Ua Kayongo—“kill Striga” in the local vernacular—another of the many attempts to weed out the striga was developed jointly by the Weizmann Institute of Science, the Kenya Agricultural Research Institute (KARI), BASF The Chemical Company, and CIMMYT, with funding from the Rockefeller Foundation and BASF. Researchers used a natural mutation and conventional breeding to create the maize variety.

It resists imazapyr, an active ingredient in the imidazolinone group of herbicides, so seed comes coated with a low dose of herbicide. The chemical kills Striga sprouts as they seek to attach to maize seedlings. The maize crop grows healthy and, over several years of use, fields are cleared of residual Striga seed.

Scientists from the International Centre for Insect Physiology and Ecology (Icipe) have also developed a structured guide on “push-pull technology” to help farmers simultaneously combat stem borer moths, striga weeds and poor soil fertility.

Icipe says small-scale farmers who contribute more than 80 per cent of the continent’s maize production often lack the money to buy synthetic pesticides. The synthetics are also said to be harmful to the environment and often ineffective.

The push-pull strategy uses a novel combination of forage plants which, when inter-cropped with cereals, act as both a trap and a repellent for stem borers and Striga.
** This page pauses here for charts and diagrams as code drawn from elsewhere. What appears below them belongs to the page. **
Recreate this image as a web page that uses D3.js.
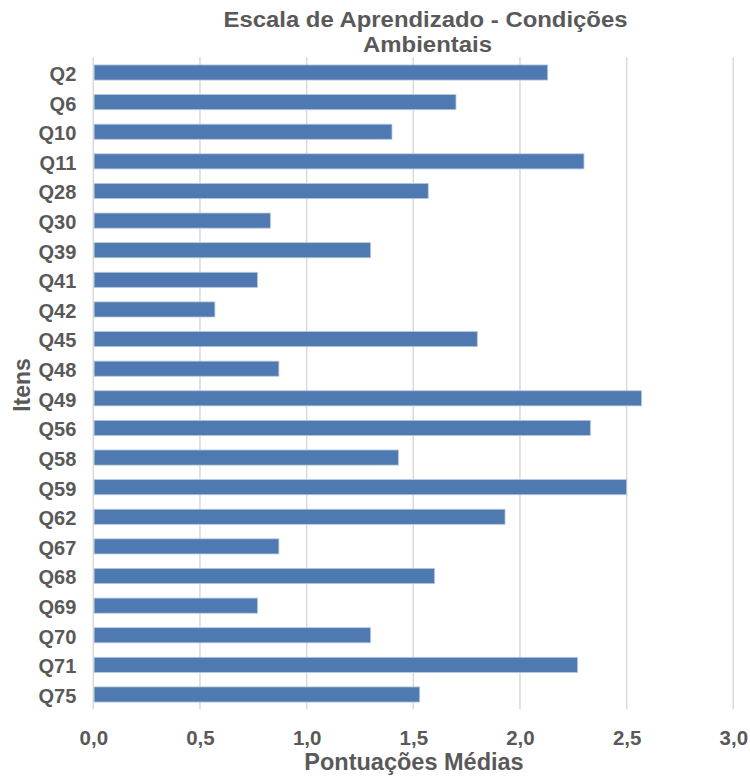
<!DOCTYPE html>
<html>
<head>
<meta charset="utf-8">
<script src="https://cdn.jsdelivr.net/npm/d3@7"></script>
<style>
  html, body { margin: 0; padding: 0; background: #fff; }
  svg { display: block; font-family: "Liberation Sans", Arial, sans-serif; }
</style>
</head>
<body>
<svg id="chart" width="750" height="778"></svg>
<script>
// Item labels (top to bottom) and their mean scores
const items = ["Q2", "Q6", "Q10", "Q11", "Q28", "Q30", "Q39", "Q41", "Q42", "Q45", "Q48",
               "Q49", "Q56", "Q58", "Q59", "Q62", "Q67", "Q68", "Q69", "Q70", "Q71", "Q75"];
const scores = [2.13, 1.70, 1.40, 2.30, 1.57, 0.83, 1.30, 0.77, 0.57, 1.80, 0.87,
                2.57, 2.33, 1.43, 2.50, 1.93, 0.87, 1.60, 0.77, 1.30, 2.27, 1.53];
const xTicks = [0, 0.5, 1.0, 1.5, 2.0, 2.5, 3.0];
const titleLines = ["Escala de Aprendizado - Condições", "Ambientais"];
const xTitle = "Pontuações Médias";
const yTitle = "Itens";

const data = items.map((q, i) => ({ item: q, value: scores[i] }));

const svg = d3.select("#chart");
const textColor = "#595959";
const barColor = "#4f79b1";
const gridColor = "#d9d9d9";
const fontFamily = "'Liberation Sans', Arial, sans-serif";

const x = d3.scaleLinear().domain([0, 3]).range([93.3, 733.3]);
const y = d3.scaleBand().domain(items).range([57.7, 709.3]).paddingInner(0.49).paddingOuter(0.245);

// vertical gridlines
svg.append("g")
  .selectAll("line")
  .data(xTicks)
  .join("line")
  .attr("x1", d => x(d)).attr("x2", d => x(d))
  .attr("y1", 57).attr("y2", 709)
  .attr("stroke", gridColor)
  .attr("stroke-width", 1.5);

// bars
svg.append("g")
  .selectAll("rect")
  .data(data)
  .join("rect")
  .attr("x", x(0) + 0.8)
  .attr("y", d => y(d.item))
  .attr("width", d => x(d.value) - x(0) - 0.8)
  .attr("height", y.bandwidth())
  .attr("fill", barColor)
  .attr("stroke", "#b7c8e0")
  .attr("stroke-width", 0.8);

// y axis labels
const yAxis = d3.axisLeft(y).tickSize(0).tickPadding(17);
const gy = svg.append("g").attr("transform", `translate(${x(0)},2)`).call(yAxis);
gy.select(".domain").remove();
gy.selectAll("text")
  .attr("fill", textColor)
  .attr("font-size", 20)
  .attr("font-weight", "bold")
  .attr("font-family", fontFamily);

// x axis labels
const fmt = d => d3.format(".1f")(d).replace(".", ",");
const xAxis = d3.axisBottom(x).tickValues(xTicks).tickFormat(fmt).tickSize(0).tickPadding(21);
const gx = svg.append("g").attr("transform", "translate(0,709)").call(xAxis);
gx.select(".domain").remove();
gx.selectAll("text")
  .attr("fill", textColor)
  .attr("font-size", 20.5)
  .attr("font-weight", "bold")
  .attr("font-family", fontFamily);

// title (two lines)
const titleWidths = [404, 129];
svg.append("g")
  .selectAll("text")
  .data(titleLines)
  .join("text")
  .attr("x", (d, i) => i === 0 ? 425.5 : 427.5)
  .attr("y", (d, i) => 26.5 + i * 25)
  .attr("text-anchor", "middle")
  .attr("fill", textColor)
  .attr("font-size", 22)
  .attr("font-weight", "bold")
  .attr("textLength", (d, i) => titleWidths[i])
  .attr("lengthAdjust", "spacingAndGlyphs")
  .text(d => d);

// axis titles
svg.append("text")
  .attr("x", 414)
  .attr("y", 770)
  .attr("text-anchor", "middle")
  .attr("fill", textColor)
  .attr("font-size", 23.5)
  .attr("font-weight", "bold")
  .text(xTitle);

svg.append("text")
  .attr("transform", "translate(30,385) rotate(-90)")
  .attr("text-anchor", "middle")
  .attr("fill", textColor)
  .attr("font-size", 23)
  .attr("font-weight", "bold")
  .text(yTitle);
</script>
</body>
</html>
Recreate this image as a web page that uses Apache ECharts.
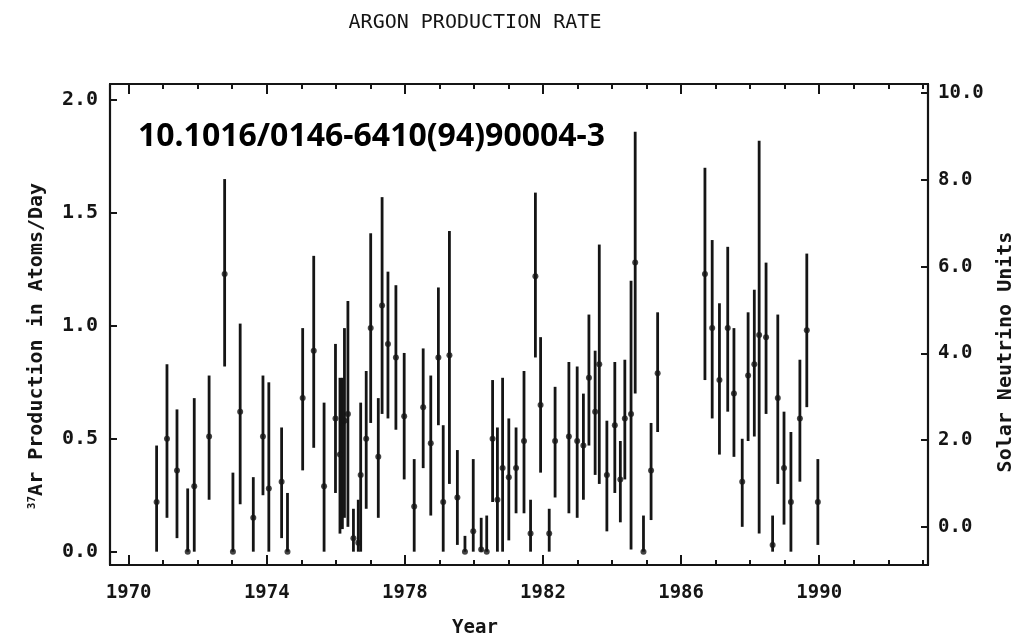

The two plants being used by Icipe are napier grass, which attracts the moths, and desmodium, which produces chemicals that repel stem borers.

Napier, planted as a border around the main crop, ‘pulls’ moths away from the cereal, while desmodium is planted among the rows of maize or sorghum to ‘push’ away the borers. The plants offer fringe benefits as well, according to Icipe.

The desmodium roots generate several substances, some of which inhibit the germination of striga, while others prevent the weed from attaching to the cereal plants’ roots. In addition, ‘push-pull’ has contributed to the augmentation of livestock production, especially on small farms where pressure on land is high, since both napier grass and desmodium provide quality fodder for livestock.

The centre says the push pull technology has been adopted by more than 40,000 smallholder farmers in East Africa since it was launched 17 years, resulting in improved maize yields of between one tonne per acre to 3.5 tonnes. It is aiming to roll out the technology to one million people by 2020.